2022年7月の労災ニュース:新たな死傷者数、主な書類送検事案
7月期に認定された死者数72人、死傷者数2万4017人
8月18日、厚労省が7月集計分の労働災害発生状況を公表し、7月8日~8月8日(以下「7月期」)までの1ヶ月で、2022年1月以降7月末までの労災事故について、新たに死者数72人、死傷者数1万6496人が明らかになりました。
累計で2022年の労災死者数は現在395人となっており、前年の同時期の397人より0.5%減少しています。

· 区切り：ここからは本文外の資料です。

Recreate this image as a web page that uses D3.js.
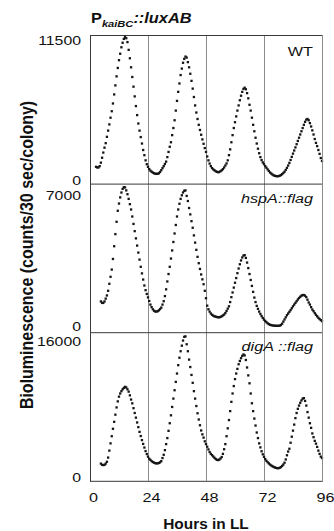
<!DOCTYPE html>
<html><head><meta charset="utf-8">
<script src="https://cdn.jsdelivr.net/npm/d3@7"></script>
<style>
html,body{margin:0;padding:0;background:#fff;}
svg{display:block;}
text{font-family:"Liberation Sans",Arial,Helvetica,sans-serif;fill:#111;}
</style></head><body>
<svg id="chart" width="334" height="531"></svg>
<script>
// ---------- data ----------
const stepHours = 0.5;
const panelLabels = ["WT", "hspA::flag", "digA ::flag"];
const panelMax = [11500, 7000, 16000];
const startHours = [2.5, 4.5, 4.5];
const xTicks = [0, 24, 48, 72, 96];
const gridHours = [24, 48, 72];

const wtValues = [
  1300,1250,1250,1350,1620,2000,2400,2780,3130,3620,
  4100,4580,5100,5600,6200,6900,7600,8300,8950,9550,
  10050,10550,10900,11200,11350,11250,10950,10350,9700,9000,
  8250,7500,6750,6000,5300,4650,4100,3600,3100,2600,
  2200,1800,1500,1300,1120,1000,920,850,800,770,
  750,760,800,900,1040,1200,1350,1520,1700,2050,
  2450,2850,3200,3750,4300,4900,5650,6400,7100,7750,
  8400,8900,9350,9650,9830,9750,9400,9000,8500,7950,
  7350,6700,6050,5500,5000,4550,4150,3780,3420,3080,
  2750,2450,2100,1800,1550,1350,1200,1100,1030,960,
  910,880,900,960,1030,1120,1250,1400,1560,1800,
  2200,2650,3200,3750,4300,4750,5200,5650,6050,6450,
  6800,7100,7330,7420,7300,7000,6600,6100,5650,5100,
  4550,4050,3550,3100,2700,2350,2050,1820,1640,1500,
  1350,1230,1100,980,860,780,700,640,600,580,
  570,580,610,660,730,820,920,1060,1220,1400,
  1600,1830,2070,2320,2560,2800,3050,3300,3550,3800,
  4050,4300,4550,4780,4950,5000,4900,4680,4420,4120,
  3800,3450,3150,2900,2600,2300,1980,1750
];
const hspAValues = [
  1450,1380,1380,1450,1580,1730,1950,2280,2610,2950,
  3450,4050,4620,5200,5720,6060,6350,6580,6750,6830,
  6820,6680,6500,6280,6030,5780,5450,5100,4760,4420,
  4080,3750,3420,3080,2770,2480,2200,1980,1800,1640,
  1470,1300,1180,1080,1010,975,970,990,1030,1090,
  1160,1300,1460,1700,2020,2390,2740,3080,3470,3850,
  4250,4650,5050,5450,5780,6050,6280,6450,6580,6660,
  6680,6420,6180,5850,5550,5230,4920,4560,4220,3880,
  3550,3250,2980,2720,2490,2260,1950,1600,1250,1080,
  970,880,820,780,750,730,715,705,700,720,
  750,790,830,900,1000,1110,1220,1420,1650,1870,
  2100,2330,2550,2780,3000,3200,3380,3520,3610,3630,
  3500,3280,3020,2740,2460,2180,1900,1630,1420,1240,
  1100,970,860,760,670,590,530,470,420,380,
  350,335,320,310,305,300,300,300,310,340,
  400,500,600,700,800,880,960,1040,1130,1220,
  1300,1380,1460,1540,1610,1670,1720,1750,1750,1720,
  1650,1530,1400,1300,1180,1070,990,900,820,750,
  680,620,570,520
];
const digAValues = [
  1850,1720,1690,1720,1850,2050,2500,3250,4030,4800,
  5600,6350,7120,7900,8550,9060,9400,9650,9850,10000,
  10120,10050,9850,9600,9200,8750,8340,7820,7300,6800,
  6280,5780,5270,4820,4380,3970,3580,3200,2880,2600,
  2380,2250,2120,2020,1960,1900,1875,1880,1920,1990,
  2120,2450,2800,3300,3950,4600,5380,6200,7050,7950,
  8850,9750,10650,11550,12450,13250,13950,14550,15100,15500,
  15550,14700,13950,13050,12250,11400,10550,9650,8850,8050,
  7270,6600,5980,5420,5000,4650,4250,3950,3670,3380,
  3100,2900,2760,2620,2480,2350,2260,2230,2280,2400,
  2560,2900,3400,3950,4800,5650,6540,7500,8500,9400,
  10200,10950,11550,12050,12550,12900,13200,13450,13600,13500,
  13010,12200,11350,10500,9400,8350,7500,6700,5950,5200,
  4600,4030,3600,3180,2850,2580,2340,2150,2000,1870,
  1750,1650,1570,1490,1430,1390,1360,1360,1400,1480,
  1600,1750,1950,2300,2750,3150,3450,4100,4750,5400,
  6050,6750,7300,7750,8100,8400,8650,8850,8900,8600,
  8100,7400,6800,6200,5700,5100,4700,4300,4000,3650,
  3250,2900,2600,2450
];
const seriesValues = [wtValues, hspAValues, digAValues];

// ---------- layout ----------
const plotLeft = 90, plotRight = 322, plotTop = 35, panelH = 148.6;
const plotBottom = plotTop + 3 * panelH;
const stretch = 1.2;
const svg = d3.select("#chart");

const x = d3.scaleLinear().domain([0, 96]).range([plotLeft, plotRight]);

// grid lines (hours 24, 48, 72)
svg.append("g").selectAll("line").data(gridHours).join("line")
  .attr("x1", d => x(d) + 0.5).attr("x2", d => x(d) + 0.5)
  .attr("y1", plotTop).attr("y2", plotBottom)
  .attr("stroke", "#8c8c8c").attr("stroke-width", 1);

const labelShiftMax = [5, 11, 9];
const labelShiftZero = [-4, -6, -4];

seriesValues.forEach((vals, p) => {
  const y0 = plotTop + p * panelH, y1 = y0 + panelH;
  const y = d3.scaleLinear().domain([0, panelMax[p]]).range([y1, y0]);
  const pts = vals.map((v, i) => [startHours[p] + i * stepHours, v]);

  // dots
  svg.append("g").selectAll("rect").data(pts).join("rect")
    .attr("x", d => x(d[0]) - 1.15).attr("y", d => y(d[1]) - 1.15)
    .attr("width", 2.3).attr("height", 2.3)
    .attr("fill", "#151515");

  // separator / top line
  svg.append("line").attr("x1", plotLeft).attr("x2", plotRight + 1)
    .attr("y1", y0 + 0.5).attr("y2", y0 + 0.5)
    .attr("stroke", "#3a3a3a").attr("stroke-width", 1);

  // y axis ticks (labels only)
  const ax = svg.append("g").attr("transform", `translate(${plotLeft},0)`)
    .call(d3.axisLeft(y).tickValues([0, panelMax[p]]).tickSize(0).tickFormat(d3.format("d")));
  ax.select(".domain").remove();
  ax.selectAll("text")
    .attr("x", 0).attr("dy", "0.36em")
    .attr("font-size", 13.2).attr("fill", "#111")
    .style("font-family", '"Liberation Sans", Arial, sans-serif')
    .attr("transform", d => `translate(-9,${d === 0 ? labelShiftZero[p] : labelShiftMax[p]}) scale(${stretch},1)`);

  // panel label
  svg.append("text")
    .attr("transform", `translate(313,${y0 + (p === 0 ? 21 : 19)}) scale(${stretch},1)`)
    .attr("text-anchor", "end").attr("font-size", 13.5)
    .attr("font-style", p === 0 ? "normal" : "italic")
    .text(panelLabels[p]);
});

// bottom line
svg.append("line").attr("x1", plotLeft).attr("x2", plotRight + 1)
  .attr("y1", plotBottom + 0.5).attr("y2", plotBottom + 0.5)
  .attr("stroke", "#3a3a3a");
// left and right borders
svg.append("line").attr("x1", plotLeft + 0.5).attr("x2", plotLeft + 0.5)
  .attr("y1", plotTop).attr("y2", plotBottom + 1).attr("stroke", "#3a3a3a");
svg.append("line").attr("x1", plotRight + 0.5).attr("x2", plotRight + 0.5)
  .attr("y1", plotTop).attr("y2", plotBottom + 1).attr("stroke", "#8c8c8c");

// x axis
const xa = svg.append("g").attr("transform", `translate(0,${plotBottom})`)
  .call(d3.axisBottom(x).tickValues(xTicks).tickSize(0));
xa.select(".domain").remove();
xa.selectAll("text")
  .attr("y", 0).attr("dy", 0)
  .attr("font-size", 13.5).attr("fill", "#111")
  .style("font-family", '"Liberation Sans", Arial, sans-serif')
  .attr("transform", `translate(3,21) scale(${stretch},1)`);

// x title
svg.append("text")
  .attr("transform", `translate(${(plotLeft + plotRight) / 2},529) scale(1.1,1)`)
  .attr("text-anchor", "middle").attr("font-size", 14).attr("font-weight", "bold")
  .text("Hours in LL");

// y title
svg.append("text")
  .attr("transform", `translate(33,255) scale(${stretch},1) rotate(-90)`)
  .attr("text-anchor", "middle").attr("font-size", 16).attr("font-weight", "bold")
  .text("Bioluminescence (counts/30 sec/colony)");

// top title P_kaiBC::luxAB
const t = svg.append("text")
  .attr("transform", `translate(91,23) scale(1.17,1)`)
  .attr("font-weight", "bold").attr("font-size", 14);
t.append("tspan").text("P");
t.append("tspan").attr("font-size", 9.5).attr("font-style", "italic").attr("dy", 3.5).text("kaiBC");
t.append("tspan").attr("font-style", "italic").attr("dy", -3.5).text("::luxAB");
</script>
</body></html>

一方で死傷者数は9万8181人と、前年同時期の7万2505人より2万5676人、35.4%増加しています。うち主に感染症による労災は、今年度7月期は3万5546人、前年度同時期は1万458人ですが、それを省くと588人程度増加しています。
7月期の主な書類送検事案
■技能実習生がパイプ状の部品を投げ渡され負傷
7月5日、岡山労働局・岡山労働基準監督署が、建設会社と同社の営業部長を書類送検しました。従業員が工事現場で足場の解体作業中、ベトナム人技能実習生に対し、長さ約90センチのパイプ状の部品を投げ渡したところ、技能実習生の顔に当たり、唇を4針縫い、歯を1本折るなど休業4日以上を要する負傷をしました。それにもかかわらず、労働基準監督署に労働者死傷病報告書を提出しなかったとして、労働安全衛生法第100条、労働安全衛生規則第97条に違反した疑いによります。
労働安全衛生規則第97条には、次のように定められています。
事業者は、労働者が労働災害その他就業中又は事業場内若しくはその附属建設物内における負傷、窒息又は急性中毒により死亡し、又は休業したときは、遅滞なく、様式第二十三号による報告書を所轄労働基準監督署長に提出しなければならない。
労働安全衛生規則第97条(労働者死傷病報告)
■チェーンソーによる伐採業務で死亡事故
7月5日、熊本労働局・菊池労働基準監督署が、建設会社と同社の社長を書類送検しました。法面工事でチェーンソーによる立木の伐採していたところ、切り倒した直径30センチの木が跳ね上がり、頭にあたって労働者が死亡しました。会社は、労働者に対し、特別教育を行わないまま、チェーンソーによる伐採業務に従事させたとして、労働安全衛生法第59条第3項、労働安全衛生規則第36条第8号に違反した疑いによります。
労働安全衛生法第59条第3項、労働安全衛生規則第36条第8号には、次のように定められています。
事業者は、危険又は有害な業務で、厚生労働省令で定めるものに労働者をつかせるときは、厚生労働省令で定めるところにより、当該業務に関する安全又は衛生のための特別の教育を行なわなければならない。
労働安全衛生法第59条第3項(安全衛生教育)
法第五十九条第三項の厚生労働省令で定める危険又は有害な業務は、次のとおりとする。
八 チェーンソーを用いて行う立木の伐木、かかり木の処理又は造材の業務
労働安全衛生規則第36条第8号(特別教育を必要とする業務)
■技能実習生がプレス機械で指4本を切断
7月14日、広島労働局・広島北労働基準監督署が、金属部品製造会社と同社のマネジャーを書類送検しました。20代の技能実習生が工場で、金属プレス機械の金型を交換していたところ、作動したプレス機械に左手を挟まれ、4本の指を切断しました。機械のキースイッチのキーを作業主任者に保管させず、鍵を通常作業モードに差し込んだままに作業させたとして、労働安全衛生法第14条、労働安全衛生規則第134条に違反した疑いによります。
労働安全衛生規則第134条には、次のように定められています。
事業者は、プレス機械作業主任者に、次の事項を行なわせなければならない。
一 プレス機械及びその安全装置を点検すること。
二 プレス機械及びその安全装置に異常を認めたときは、直ちに必要な措置をとること。
三 プレス機械及びその安全装置に切替えキースイツチを設けたときは、当該キーを保管すること。
四 金型の取付け、取りはずし及び調整の作業を直接指揮すること。